Leader of Cairo and Beijing Teams to Be Made Bishop

IRISH TIMES, Dec. 12—The Irish Times’ “Saturday Profile” recently featured soon-to-be Bishop Diarmuid Martin, Secretary of the Pontifical Council for Justice and Peace and “the most senior Irish cleric in the Vatican.”

The report took great pride in an Irishman who it saw as a rising Vatican star. It said that since 1985, “Msgr. Martin has been a key, behind-the-scenes figure in what is one of the most dynamic departments in the Vatican, a department furthermore whose very raison d'Ítre takes it into daily dialogue, contact, and sometimes conflict with just about every socio-political power bloc in the modern world.”

Now, with an appointment as Titular Bishop of Glendalough and a January 6th ordination as bishop by the Pope in St. Peter's Basilica, Msgr. Martin is likely to take an even larger—and more visible—role.

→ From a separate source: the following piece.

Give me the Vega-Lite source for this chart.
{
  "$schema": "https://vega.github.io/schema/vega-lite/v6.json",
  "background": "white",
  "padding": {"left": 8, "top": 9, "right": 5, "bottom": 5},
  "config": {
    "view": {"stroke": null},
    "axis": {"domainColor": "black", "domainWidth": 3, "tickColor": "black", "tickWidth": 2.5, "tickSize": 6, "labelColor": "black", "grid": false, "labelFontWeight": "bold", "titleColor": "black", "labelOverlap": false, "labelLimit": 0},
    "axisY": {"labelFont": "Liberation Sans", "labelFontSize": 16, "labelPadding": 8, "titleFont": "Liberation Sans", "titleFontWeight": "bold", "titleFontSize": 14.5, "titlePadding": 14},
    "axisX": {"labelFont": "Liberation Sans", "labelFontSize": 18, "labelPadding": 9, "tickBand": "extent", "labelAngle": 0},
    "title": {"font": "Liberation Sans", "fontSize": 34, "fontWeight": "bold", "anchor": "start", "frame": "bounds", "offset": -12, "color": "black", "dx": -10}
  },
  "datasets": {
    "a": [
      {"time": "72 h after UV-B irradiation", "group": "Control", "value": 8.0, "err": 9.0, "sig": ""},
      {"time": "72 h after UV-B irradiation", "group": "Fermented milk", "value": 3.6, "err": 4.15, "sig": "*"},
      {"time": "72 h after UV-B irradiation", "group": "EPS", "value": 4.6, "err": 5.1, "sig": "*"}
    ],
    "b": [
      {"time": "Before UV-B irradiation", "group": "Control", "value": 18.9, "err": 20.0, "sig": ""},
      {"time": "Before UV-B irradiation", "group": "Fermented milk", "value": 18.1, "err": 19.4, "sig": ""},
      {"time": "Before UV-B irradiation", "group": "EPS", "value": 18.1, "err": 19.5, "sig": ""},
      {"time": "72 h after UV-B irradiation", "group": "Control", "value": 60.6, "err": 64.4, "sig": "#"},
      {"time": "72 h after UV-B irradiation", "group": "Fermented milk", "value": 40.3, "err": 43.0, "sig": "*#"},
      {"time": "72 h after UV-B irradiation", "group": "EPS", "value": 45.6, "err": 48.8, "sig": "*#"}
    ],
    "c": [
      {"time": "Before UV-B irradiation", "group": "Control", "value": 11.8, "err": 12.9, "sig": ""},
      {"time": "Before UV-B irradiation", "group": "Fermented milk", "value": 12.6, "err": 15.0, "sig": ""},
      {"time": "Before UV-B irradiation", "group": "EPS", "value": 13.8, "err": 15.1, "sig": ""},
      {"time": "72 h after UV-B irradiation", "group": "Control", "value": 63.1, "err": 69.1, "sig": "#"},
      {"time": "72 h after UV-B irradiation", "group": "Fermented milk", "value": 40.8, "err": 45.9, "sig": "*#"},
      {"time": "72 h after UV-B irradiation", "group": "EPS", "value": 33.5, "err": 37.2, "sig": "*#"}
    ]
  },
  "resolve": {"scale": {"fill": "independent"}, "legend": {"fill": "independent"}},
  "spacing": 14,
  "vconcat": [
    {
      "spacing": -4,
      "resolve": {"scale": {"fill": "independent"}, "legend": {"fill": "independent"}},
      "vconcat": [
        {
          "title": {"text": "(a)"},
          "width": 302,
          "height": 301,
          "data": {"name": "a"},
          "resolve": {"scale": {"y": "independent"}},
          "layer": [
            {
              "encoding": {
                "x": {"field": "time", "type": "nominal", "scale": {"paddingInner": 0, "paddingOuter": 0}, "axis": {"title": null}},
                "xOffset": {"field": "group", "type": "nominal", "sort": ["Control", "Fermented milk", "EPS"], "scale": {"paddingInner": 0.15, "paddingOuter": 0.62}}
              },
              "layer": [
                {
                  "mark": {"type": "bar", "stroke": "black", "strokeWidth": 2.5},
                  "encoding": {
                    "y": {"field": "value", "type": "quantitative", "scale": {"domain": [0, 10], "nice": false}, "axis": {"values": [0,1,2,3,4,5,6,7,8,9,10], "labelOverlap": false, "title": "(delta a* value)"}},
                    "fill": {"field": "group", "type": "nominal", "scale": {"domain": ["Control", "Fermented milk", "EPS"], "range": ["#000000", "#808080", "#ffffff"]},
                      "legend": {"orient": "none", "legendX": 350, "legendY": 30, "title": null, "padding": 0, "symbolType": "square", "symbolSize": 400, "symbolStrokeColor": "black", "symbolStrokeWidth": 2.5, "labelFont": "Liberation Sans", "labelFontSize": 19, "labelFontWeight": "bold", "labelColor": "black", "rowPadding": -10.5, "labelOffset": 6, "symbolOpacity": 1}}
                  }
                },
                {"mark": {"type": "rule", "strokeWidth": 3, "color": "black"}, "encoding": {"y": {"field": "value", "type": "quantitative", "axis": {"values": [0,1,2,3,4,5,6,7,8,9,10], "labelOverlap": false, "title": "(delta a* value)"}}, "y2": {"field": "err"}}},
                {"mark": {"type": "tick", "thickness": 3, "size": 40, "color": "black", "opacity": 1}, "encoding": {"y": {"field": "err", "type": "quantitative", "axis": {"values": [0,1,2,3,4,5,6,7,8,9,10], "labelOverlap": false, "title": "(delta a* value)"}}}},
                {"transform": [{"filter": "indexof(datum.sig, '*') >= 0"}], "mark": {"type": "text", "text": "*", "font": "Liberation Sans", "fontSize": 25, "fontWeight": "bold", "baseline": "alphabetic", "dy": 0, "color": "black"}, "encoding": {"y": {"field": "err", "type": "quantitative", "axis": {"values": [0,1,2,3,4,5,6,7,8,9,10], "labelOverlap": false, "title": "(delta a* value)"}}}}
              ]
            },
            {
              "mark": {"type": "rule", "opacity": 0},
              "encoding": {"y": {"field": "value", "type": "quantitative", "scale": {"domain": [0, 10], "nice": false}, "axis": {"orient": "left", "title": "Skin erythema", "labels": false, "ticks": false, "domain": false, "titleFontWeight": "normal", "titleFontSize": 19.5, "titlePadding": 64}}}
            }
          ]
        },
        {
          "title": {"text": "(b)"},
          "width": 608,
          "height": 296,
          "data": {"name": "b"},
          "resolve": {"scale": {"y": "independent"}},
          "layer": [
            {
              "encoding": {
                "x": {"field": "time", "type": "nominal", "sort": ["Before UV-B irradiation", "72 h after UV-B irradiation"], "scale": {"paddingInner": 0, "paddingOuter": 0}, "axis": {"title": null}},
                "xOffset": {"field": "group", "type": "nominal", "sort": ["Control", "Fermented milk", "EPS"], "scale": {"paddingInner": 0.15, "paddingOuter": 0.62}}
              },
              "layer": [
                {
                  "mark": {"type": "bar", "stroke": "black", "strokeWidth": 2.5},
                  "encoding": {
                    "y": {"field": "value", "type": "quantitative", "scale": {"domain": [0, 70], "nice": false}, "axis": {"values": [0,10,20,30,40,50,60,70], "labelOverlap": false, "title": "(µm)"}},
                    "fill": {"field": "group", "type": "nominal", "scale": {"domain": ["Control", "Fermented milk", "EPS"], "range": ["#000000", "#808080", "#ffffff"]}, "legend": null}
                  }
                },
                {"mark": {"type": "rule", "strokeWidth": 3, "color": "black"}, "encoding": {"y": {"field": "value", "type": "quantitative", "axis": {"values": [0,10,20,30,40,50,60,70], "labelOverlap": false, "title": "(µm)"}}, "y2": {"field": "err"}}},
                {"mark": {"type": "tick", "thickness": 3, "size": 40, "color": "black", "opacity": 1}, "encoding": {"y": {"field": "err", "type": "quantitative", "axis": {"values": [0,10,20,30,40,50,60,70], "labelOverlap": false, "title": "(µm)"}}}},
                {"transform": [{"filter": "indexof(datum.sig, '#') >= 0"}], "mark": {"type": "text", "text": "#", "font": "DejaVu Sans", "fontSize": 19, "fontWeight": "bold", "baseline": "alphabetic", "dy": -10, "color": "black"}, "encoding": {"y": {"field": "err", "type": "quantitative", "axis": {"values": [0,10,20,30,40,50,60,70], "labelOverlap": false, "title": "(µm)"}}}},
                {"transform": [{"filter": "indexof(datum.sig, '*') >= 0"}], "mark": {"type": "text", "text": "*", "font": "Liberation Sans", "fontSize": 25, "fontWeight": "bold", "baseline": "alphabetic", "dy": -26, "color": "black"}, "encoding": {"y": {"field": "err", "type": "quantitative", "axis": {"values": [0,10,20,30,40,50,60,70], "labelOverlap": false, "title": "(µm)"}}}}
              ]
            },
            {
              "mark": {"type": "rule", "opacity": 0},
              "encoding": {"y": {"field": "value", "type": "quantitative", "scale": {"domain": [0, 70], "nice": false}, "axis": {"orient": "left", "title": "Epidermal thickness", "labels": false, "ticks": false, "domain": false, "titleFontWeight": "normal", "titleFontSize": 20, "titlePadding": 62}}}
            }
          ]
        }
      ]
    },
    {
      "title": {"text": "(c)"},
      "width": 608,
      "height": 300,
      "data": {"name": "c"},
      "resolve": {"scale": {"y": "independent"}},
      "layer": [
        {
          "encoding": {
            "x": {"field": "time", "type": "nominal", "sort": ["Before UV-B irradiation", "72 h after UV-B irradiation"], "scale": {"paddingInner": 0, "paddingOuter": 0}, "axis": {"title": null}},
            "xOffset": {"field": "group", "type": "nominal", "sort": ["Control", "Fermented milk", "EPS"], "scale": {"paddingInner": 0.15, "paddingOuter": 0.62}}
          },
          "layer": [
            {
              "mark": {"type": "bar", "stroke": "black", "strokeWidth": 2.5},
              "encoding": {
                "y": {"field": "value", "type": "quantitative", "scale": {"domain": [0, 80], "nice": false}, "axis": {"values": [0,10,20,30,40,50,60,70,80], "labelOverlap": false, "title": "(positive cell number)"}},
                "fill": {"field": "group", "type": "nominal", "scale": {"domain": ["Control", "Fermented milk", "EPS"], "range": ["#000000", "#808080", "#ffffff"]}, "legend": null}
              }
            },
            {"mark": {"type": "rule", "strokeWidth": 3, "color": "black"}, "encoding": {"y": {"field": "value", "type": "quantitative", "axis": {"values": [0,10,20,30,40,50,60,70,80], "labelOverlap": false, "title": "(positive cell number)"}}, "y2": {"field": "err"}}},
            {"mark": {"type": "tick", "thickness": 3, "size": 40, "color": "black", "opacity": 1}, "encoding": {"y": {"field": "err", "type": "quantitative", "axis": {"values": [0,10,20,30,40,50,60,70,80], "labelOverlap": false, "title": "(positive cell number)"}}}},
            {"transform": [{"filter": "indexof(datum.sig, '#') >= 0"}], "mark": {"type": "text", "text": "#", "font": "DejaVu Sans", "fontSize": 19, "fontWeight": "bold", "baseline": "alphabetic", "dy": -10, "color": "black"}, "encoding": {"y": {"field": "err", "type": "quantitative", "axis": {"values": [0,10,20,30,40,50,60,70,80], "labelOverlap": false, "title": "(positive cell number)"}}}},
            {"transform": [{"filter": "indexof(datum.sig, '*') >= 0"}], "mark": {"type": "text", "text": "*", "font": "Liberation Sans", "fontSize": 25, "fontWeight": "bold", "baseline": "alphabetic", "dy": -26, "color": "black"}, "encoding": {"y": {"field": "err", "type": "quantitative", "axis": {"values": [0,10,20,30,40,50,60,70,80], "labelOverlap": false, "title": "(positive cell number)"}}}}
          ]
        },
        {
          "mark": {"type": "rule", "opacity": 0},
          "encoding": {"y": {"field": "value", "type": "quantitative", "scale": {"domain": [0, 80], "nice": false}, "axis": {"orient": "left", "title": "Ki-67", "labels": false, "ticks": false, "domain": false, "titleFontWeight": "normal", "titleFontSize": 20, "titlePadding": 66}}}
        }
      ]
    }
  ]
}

Said the report, Msgr. Martin “has either led or been a senior figure on Vatican delegations at the [highest profile] United Nations conferences of the 1990s on Population (Cairo), Women (Beijing), Habitat (Istanbul), and the Environment (Rio de Janeiro).”

The report quoted Rome-based American reporter John Thavis sizing up Martin's work. “When the Vatican needs someone with political savvy, [Msgr.] Diarmuid Martin is the choice. He is very sharp, he knows his brief very, very well and [at the U.N. conferences] he was nothing less than a guiding light,” he told the paper.

It also quoted a Rome diplomat who called Msgr. Martin “a lucid, clear, and highly skillful Vatican representative with impressive knowledge of his subject matter.”

The paper said Msgr. Martin is noted for his theological orthodoxy and his commitment to projects such as the cancellation of Third World debt that the Pope has called for in celebration of the Jubilee Year 2000.

John Paul II Center Turns 20

THE DETROIT NEWS, Dec. 14—A few weeks after Karol Cardinal Wojtyla became Pope John Paul II in 1978, fellow Pole Al Jantz remembers jotting a note to Msgr. Stanley Milewski, chancellor of the Orchard Lake Schools—SS. Cyril and Methodius Seminary, St. Mary's College and St. Mary's Preparatory, all founded by a Polish immigrant priest and considered an academic and cultural center for Polish Americans.

“I think the Orchard Lake campus would be an ideal place to establish a national center for research on the life and teachings of Pope John Paul II,” he wrote, according to The Detroit News. The idea became a reality, and 1998 is the 20th anniversary of John Paul II Center, which is run by Jantz and his wife Dorothea, who have together collected some 4,000 donated items about the Pope, said the report.

“This is our main interest,” said Al Jantz. “We spend more thought, time, and attention to it than anything other than our families.”

With other Polish Americans, he recalls the pride he felt when Pope John Paul II was elected—particularly given the fact that Cardinal Wojtyla had visited the Orchard Lake campus in 1969 and 1976 .

Msgr. Milewski said the Jantzes are “the quietest, most unassuming, dedicated individuals I have ever known,” according to the paper. “Their fidelity is amazing. They are the parents of the John Paul II Center, although I'm tempted to call it the Jantz Papal Center.”

The center's archives include hundreds of articles written by Cardinal Wojtyla, said the report. Jantz recently completed work on a compilation of the social teaching of John Paul II.

“The Pope's message would do more to reconstruct this whole world than any other message or man,” Jantz, a retired business professor, told the paper.